• Short exercise: Your task is to copy the listing exactly, with the pictures left out.
====== Dataset extract
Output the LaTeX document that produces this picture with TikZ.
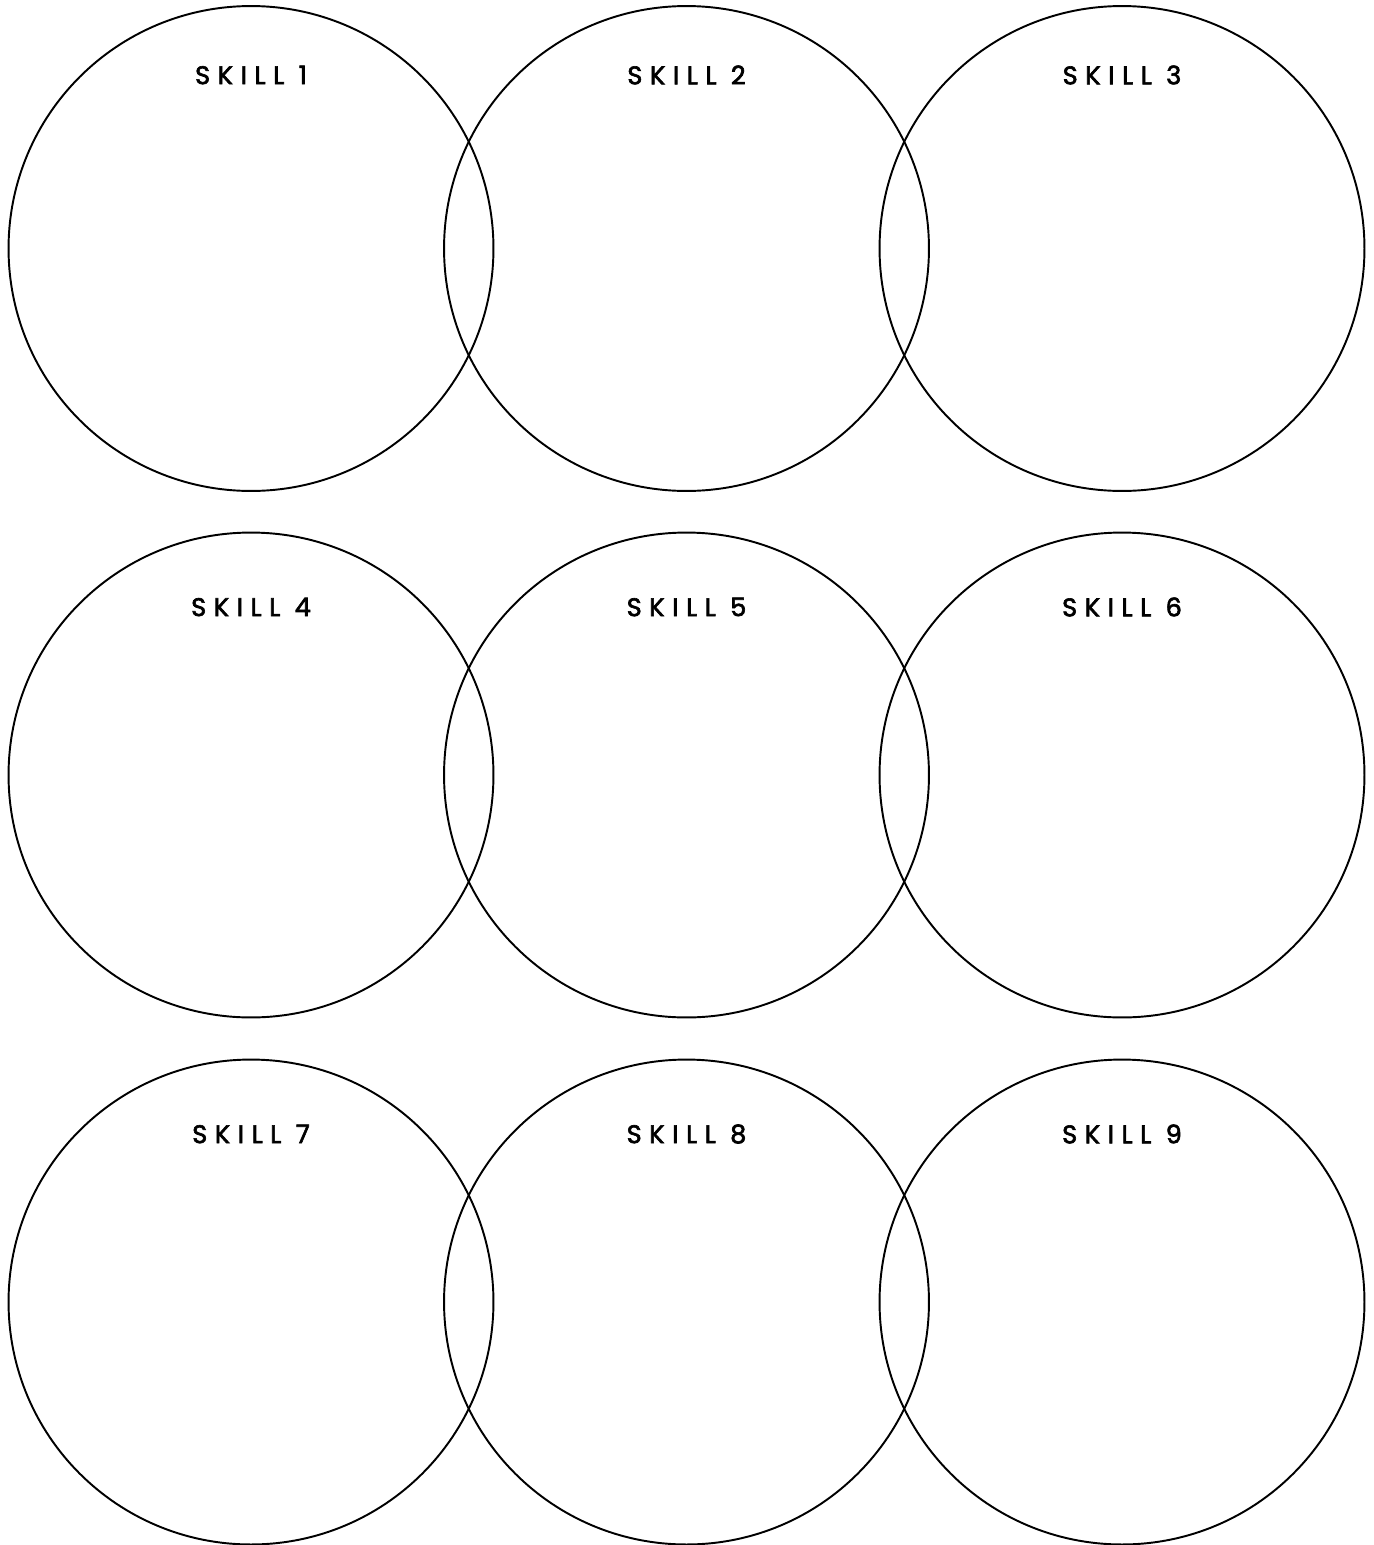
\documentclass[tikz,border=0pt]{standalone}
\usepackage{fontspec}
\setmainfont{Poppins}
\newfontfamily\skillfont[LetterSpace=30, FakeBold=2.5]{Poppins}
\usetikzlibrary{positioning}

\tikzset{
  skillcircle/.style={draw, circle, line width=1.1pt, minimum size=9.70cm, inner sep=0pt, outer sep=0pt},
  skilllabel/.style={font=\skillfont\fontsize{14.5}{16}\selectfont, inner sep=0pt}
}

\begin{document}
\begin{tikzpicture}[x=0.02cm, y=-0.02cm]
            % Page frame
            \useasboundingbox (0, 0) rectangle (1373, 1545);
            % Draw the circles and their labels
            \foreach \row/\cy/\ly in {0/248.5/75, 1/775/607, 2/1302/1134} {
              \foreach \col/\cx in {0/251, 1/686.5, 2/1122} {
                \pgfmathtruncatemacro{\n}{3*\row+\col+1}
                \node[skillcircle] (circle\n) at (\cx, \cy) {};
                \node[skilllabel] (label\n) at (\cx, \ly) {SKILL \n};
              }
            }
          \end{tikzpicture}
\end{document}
============
• Output below:
Output the LaTeX document that produces this picture with TikZ.
\documentclass[tikz,border=0pt]{standalone}
\usepackage{fontspec}
\setmainfont{Poppins}
\newfontfamily\skillfont[LetterSpace=30, FakeBold=2.5]{Poppins}
\usetikzlibrary{positioning}

\tikzset{
  skillcircle/.style={draw, circle, line width=1.1pt, minimum size=9.70cm, inner sep=0pt, outer sep=0pt},
  skilllabel/.style={font=\skillfont\fontsize{14.5}{16}\selectfont, inner sep=0pt}
}

\begin{document}
\begin{tikzpicture}[x=0.02cm, y=-0.02cm]
            % Page frame
            \useasboundingbox (0, 0) rectangle (1373, 1545);
            % Draw the circles and their labels
            \foreach \row/\cy/\ly in {0/248.5/75, 1/775/607, 2/1302/1134} {
              \foreach \col/\cx in {0/251, 1/686.5, 2/1122} {
                \pgfmathtruncatemacro{\n}{3*\row+\col+1}
                \node[skillcircle] (circle\n) at (\cx, \cy) {};
                \node[skilllabel] (label\n) at (\cx, \ly) {SKILL \n};
              }
            }
          \end{tikzpicture}
\end{document}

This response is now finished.